CADERNO 2
'Men - Faces do Medo' discute abusos dos homens sobre as mulheres
Dirigido por Alex Garland, filme acrescenta camadas misteriosas e instigantes
Por Rafael Carvalho | Crítico de cinema
A premissa não é das mais originais: mulher, após a morte trágica do marido de quem pretendia se divorciar, vai passar um tempo em uma casa de campo um tanto isolada a fim de curar as cicatrizes. Sozinha em uma antiga propriedade alugada por um estranho senhor, ela passa a ser assediada e perseguida por um homem desconhecido, aparentemente um sem teto local.
Essa poderia ser uma história clássica de terror e perseguição sanguinária que aposta em sustos gratuitos, mas Men – Faces do Medo consegue acrescentar umas camadas muito mais misteriosas e instigantes, investigando certas nuances em torno da opressão social sobre a mulher. Não é de se surpreender um tratamento pouco convencional para tratar a questão, vindo de um cineasta como o inglês Alex Garland, diretor de ficções científicas no mínimo curiosas, como Ex-Machina – Instinto Artificial e Aniquilação – ambos filmes muitos disruptivos, mesmo dentro de seu gênero.
Nessa chave clássica, há de se pensar aqui nos slasher movies como subgênero do terror, em que um assassino persegue e mata suas vítimas (na maioria, mulheres), até sobrar uma única heroína no final (Halloween, do John Carpenter, sendo um grande exemplo). Mas em Men acontece o oposto. A vítima é uma só, assediada inicialmente por um homem desconhecido, mas que se transmuta em uma série de outras figuras masculinas que passam a cruzar o caminho de Harper (Jessie Buckley).

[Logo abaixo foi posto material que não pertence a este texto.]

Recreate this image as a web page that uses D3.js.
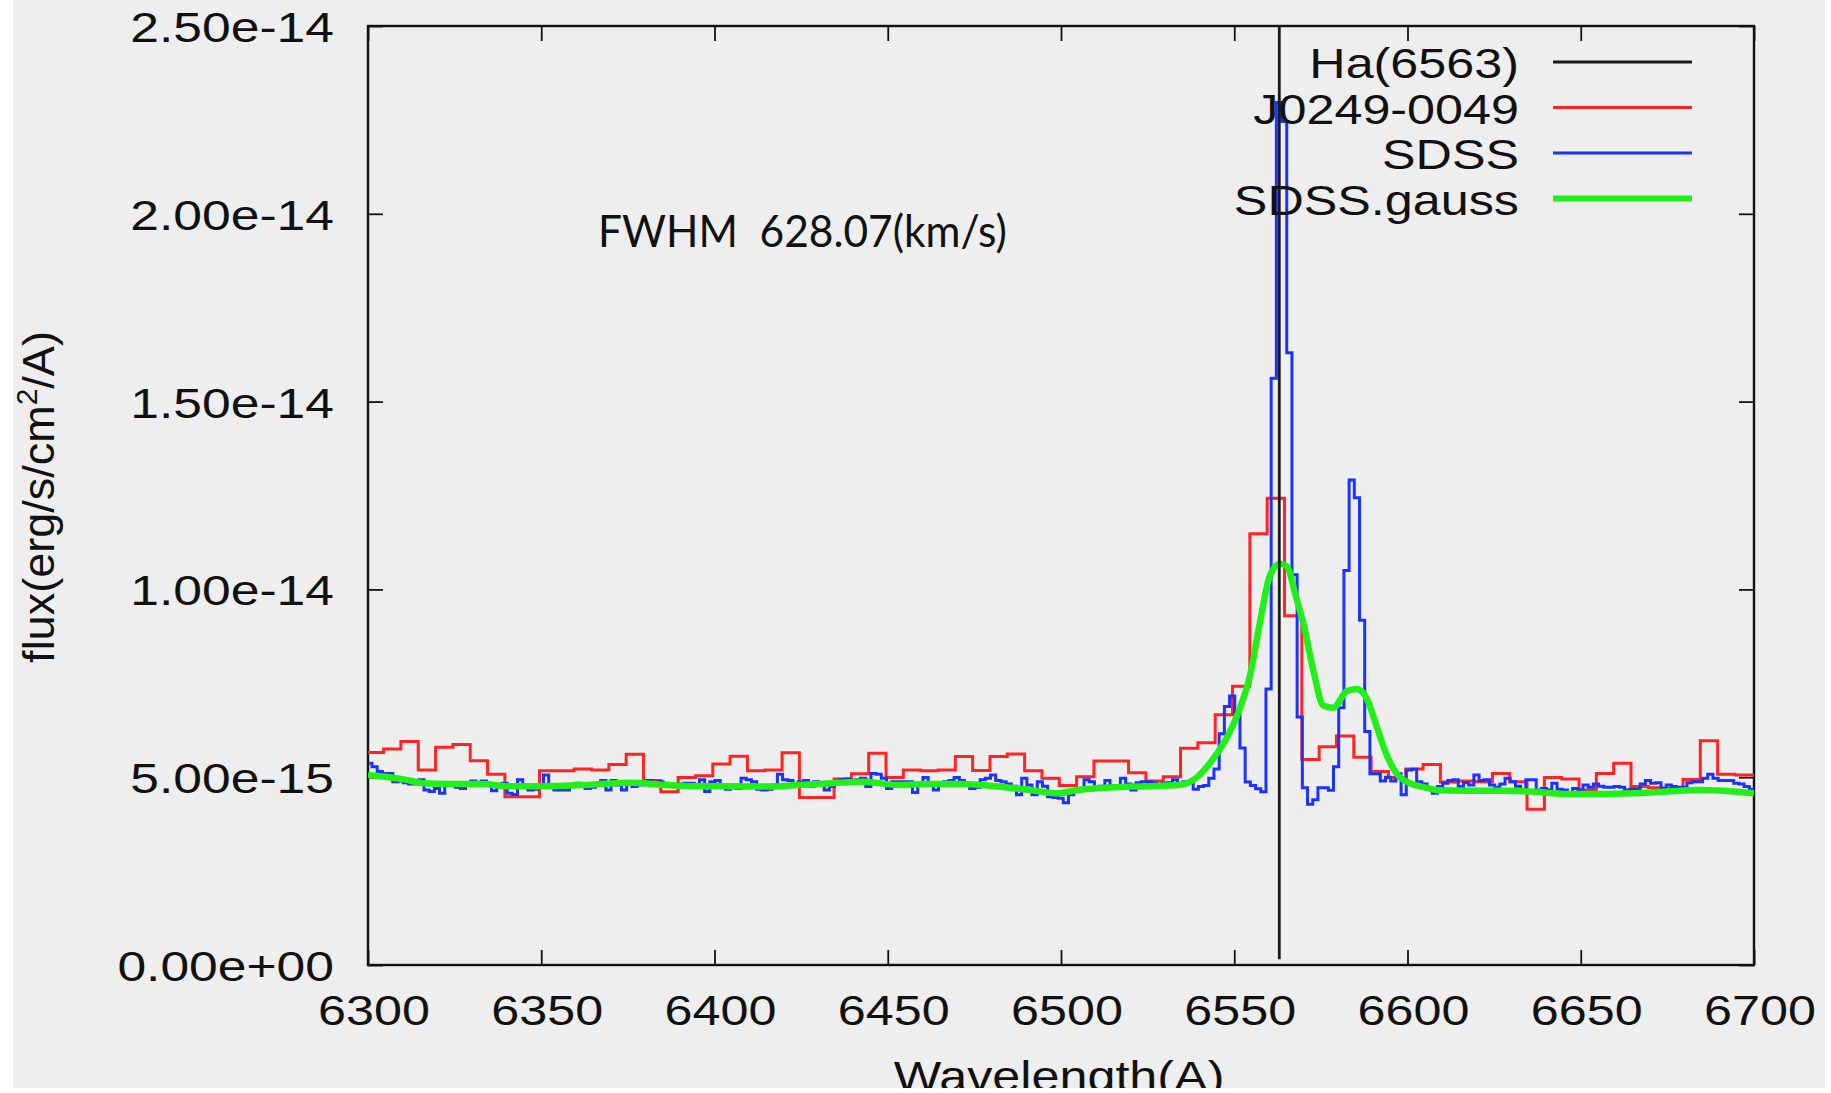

Mais do que isso, todos esses homens tem a mesma cara, a mesma feição (interpretados inclusive pelo mesmo ator, Rory Kinnear), ainda que com caracterizações diversas. Nesse sentido, o título e o subtítulo que o filme recebeu no Brasil fazem muito mais sentido, uma vez que o terror da personagem se ramifica através da presença nem sempre segura (por vezes ameaçadora, noutras apenas desconfortável) dos corpos masculinos.
O que seria inicialmente uma história de perseguição e morte, acaba ganhando outras nuances, acentuando sua face mais bizarra e misteriosa, enquanto buscamos entender o caminho seguido pelo filme até um desfecho que alcança o grotesco com espantosa naturalidade. Men consegue ser ao mesmo tempo amedrontador, uma vez que os riscos para Harper são cada vez mais reais, mas também estimulante, na medida em que não oferece respostas fáceis e está carregado de simbologias.
Culpa masculina
É fácil ler o filme como uma representação da opressão masculina sobre o feminino – o cinema de horror faz isso há bastante tempo de posse desse tema, apesar destas discussões estarem mais na ordem do dia nos últimos anos. Aqui há ainda um tratamento que é menos sociologizante e racional, e muito mais transcendental – bíblico ou mesmo místico – sobre a origem desse mal.
Não demora para que alguns simbolismos apontem para este caminho. O mais forte deles é a presença de uma macieira cheia de frutos no quintal da casa onde Harper se hospeda. Logo no início do filme, ela “rouba” uma maçã dali, no que é repreendida, de forma jocosa, pelo locatário. Ela irá se confrontar também com o padre local que, ao conhecer a sua história, passa a insinuar, vagamente, um traço de culpa da personagem sobre a morte do marido.
Aliás, esse trauma recente de Harper, as discussões com o seu esposo, revelam aos poucos a face opressora e tóxica dele, ganhando corpo dentro do filme em um debate sobre violência doméstica, confundida com “amor em excesso” – algo que ele cobra bastante dela. A personagem passa a ser assediada também por essas memórias e pelos diversos espectros do masculino que estão a seu redor.
No entanto, Men – Faces do Medo consegue reverter as coisas e mesmo a ideia da culpa católica a recair sobre as mulheres – como a Eva primitiva responsabilizada pela perdição de Adão e pela expulsão de ambos do paraíso –, a partir da maneira como Harper enfrenta e resolve, internamente, os seus conflitos psicológicos (antes de mais nada, eles representam um temor social que persegue as mulheres).
Falta ao desfecho do filme uma resposta mais firme da protagonista diante da situação que se lhe apresenta, cada vez mais bizarra, uma vez que Garland aposta em saídas que estão mais subentendidas ao fim da trama. Ainda assim, os contornos fantasiosos e grotescos do longa estão a serviço do debate sobre a opressão do homem – uma que renasce constantemente, sem um fim aparente em si mesmo – que pesa sobre a mulher.